Following on from this post both John and Julian posted interesting comments. I'd like to address John's comments in this post as I think he poses some very good points that certainly crossed my mind as I started looking at RoR.
In my day to day life as a .Net is I've found with .Net development is that there is generally 5 different ways to do something and while choice is a good thing, convention is something that is somewhat missing. Coming to a mid process .Net project can* (*not always) be a challenge to get upto speed with things such as directory structure, which ORM is used (if it all), which logging framework is being used (Ent Lib, Log4net), which Unit test software is being used, where the Unit tests live etc etc.

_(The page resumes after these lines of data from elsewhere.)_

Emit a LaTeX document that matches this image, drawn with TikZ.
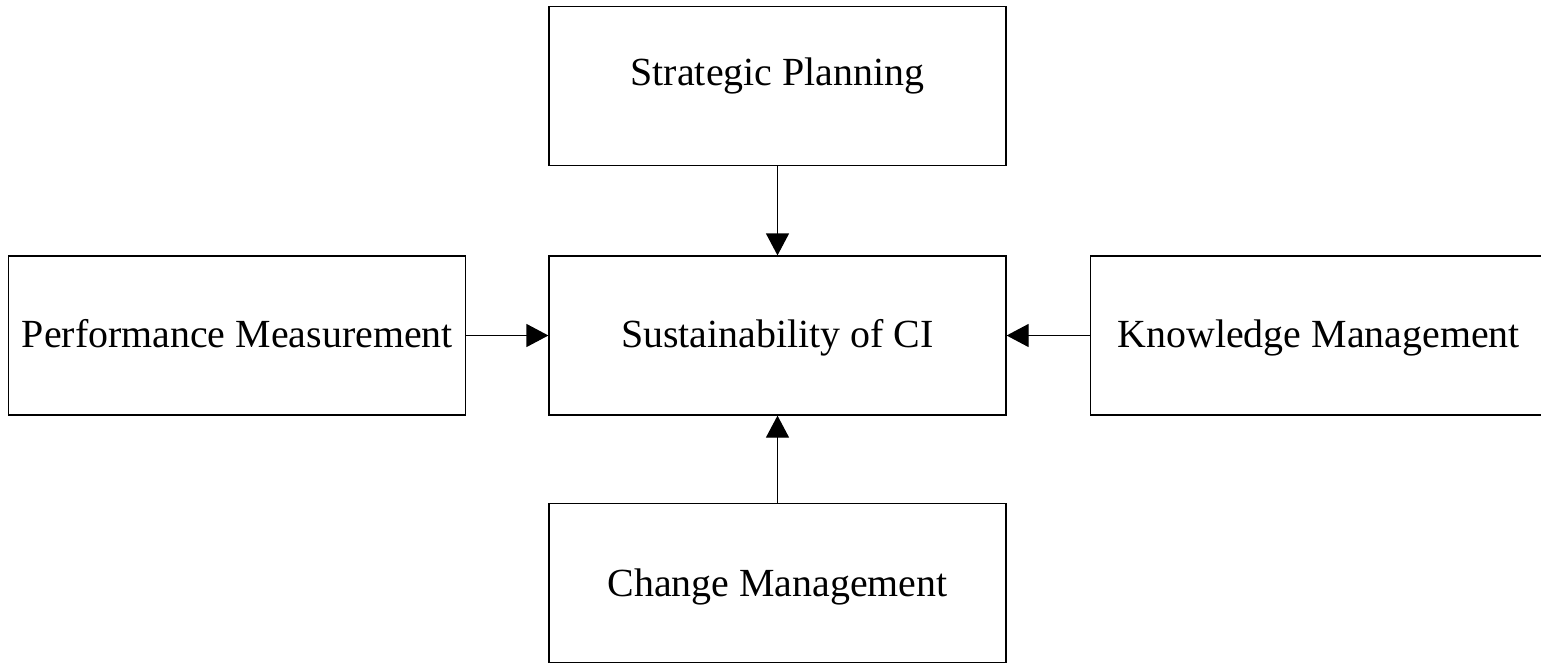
\documentclass[tikz,border=0pt]{standalone}
\usepackage{fontspec}
\setmainfont{Liberation Serif}
\usetikzlibrary{positioning,arrows.meta}

\begin{document}
\begin{tikzpicture}[x=1pt,y=-1pt,
    factor/.style={draw,line width=1.2pt,rectangle,minimum width=457pt,
      minimum height=159pt,inner sep=0pt,text height=27pt,text depth=4pt,
      font=\fontsize{39.9}{48}\selectfont},
    feeds/.style={line width=1.2pt,-{Triangle[length=22pt,width=23pt]}}]
    \useasboundingbox (0,0) rectangle (1541,662);
    \clip (0,0) rectangle (1541,662);
    \node[factor] (sci) at (777.5,335.5) {Sustainability of CI};
    \node[factor,above=89pt of sci,text depth=29pt] (plan) {Strategic Planning};
    \node[factor,below=87pt of sci,text depth=0pt] (change) {Change Management};
    \node[factor,left=82pt of sci] (perf) {Performance Measurement};
    \node[factor,right=83pt of sci] (know) {Knowledge Management};
    \draw[feeds] (plan) -- (sci);
    \draw[feeds] (change) -- (sci);
    \draw[feeds] (perf) -- (sci);
    \draw[feeds] (know) -- (sci);
  \end{tikzpicture}
\end{document}
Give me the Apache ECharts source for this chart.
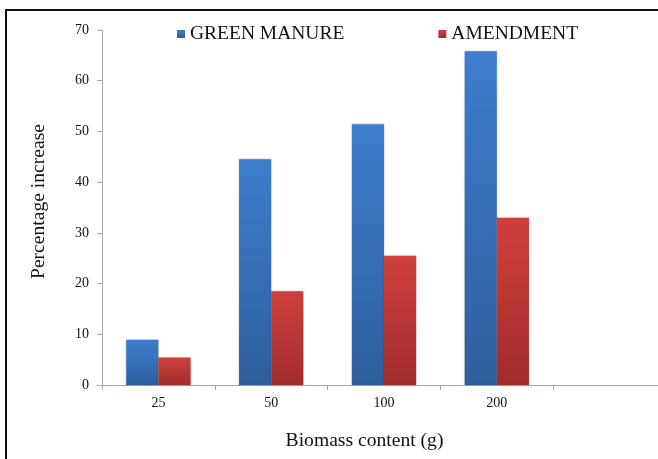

What I've found with Rails is a lot of that is just baked in. When you look at a rails directory structure it is consistent from application to application. If you needed logging in a rails app you know you can call
logger.info("log me").
Again the whole persitence framework, with Active Record you get you Data Access baked in. Testing is there and ready to go by simply typing rake from your application root.
Now with all this, then of course there are sacrifices. In my opinion Rails isn't a great choice if working with Legacy systems. Now I'm not saying it can't be done, however I do think you'll probably have to many sacrifices for it to be a worthwhile experience rather than going with something like .Net.
John also asked (q's in italics):
For instance, can you join a few database tables together
in your query?
Absolutely, using Has and belongs to many (HABTM) for Active Record, and you can always create you're own SQL and run that using Model.find_by_sql
And what about other data sources -
can you manipulate a message queue or an Active Directory through code
just as easily?
Active Record supports multiple database adapters, and there are also solutions for querying AD although it's certainly not something you get out of the box.
And are you able to put your database access through
stored procs instead of using dynamic SQL?
A classic bone of contention, short answer - you can if you want. :)
How much control do you
have over transaction boundaries?
Not something I've used massively but Active Record does support ATOMIC Database transactions providing obviously the database supports transactions.
Well I hope that's shed some more light onto Rails.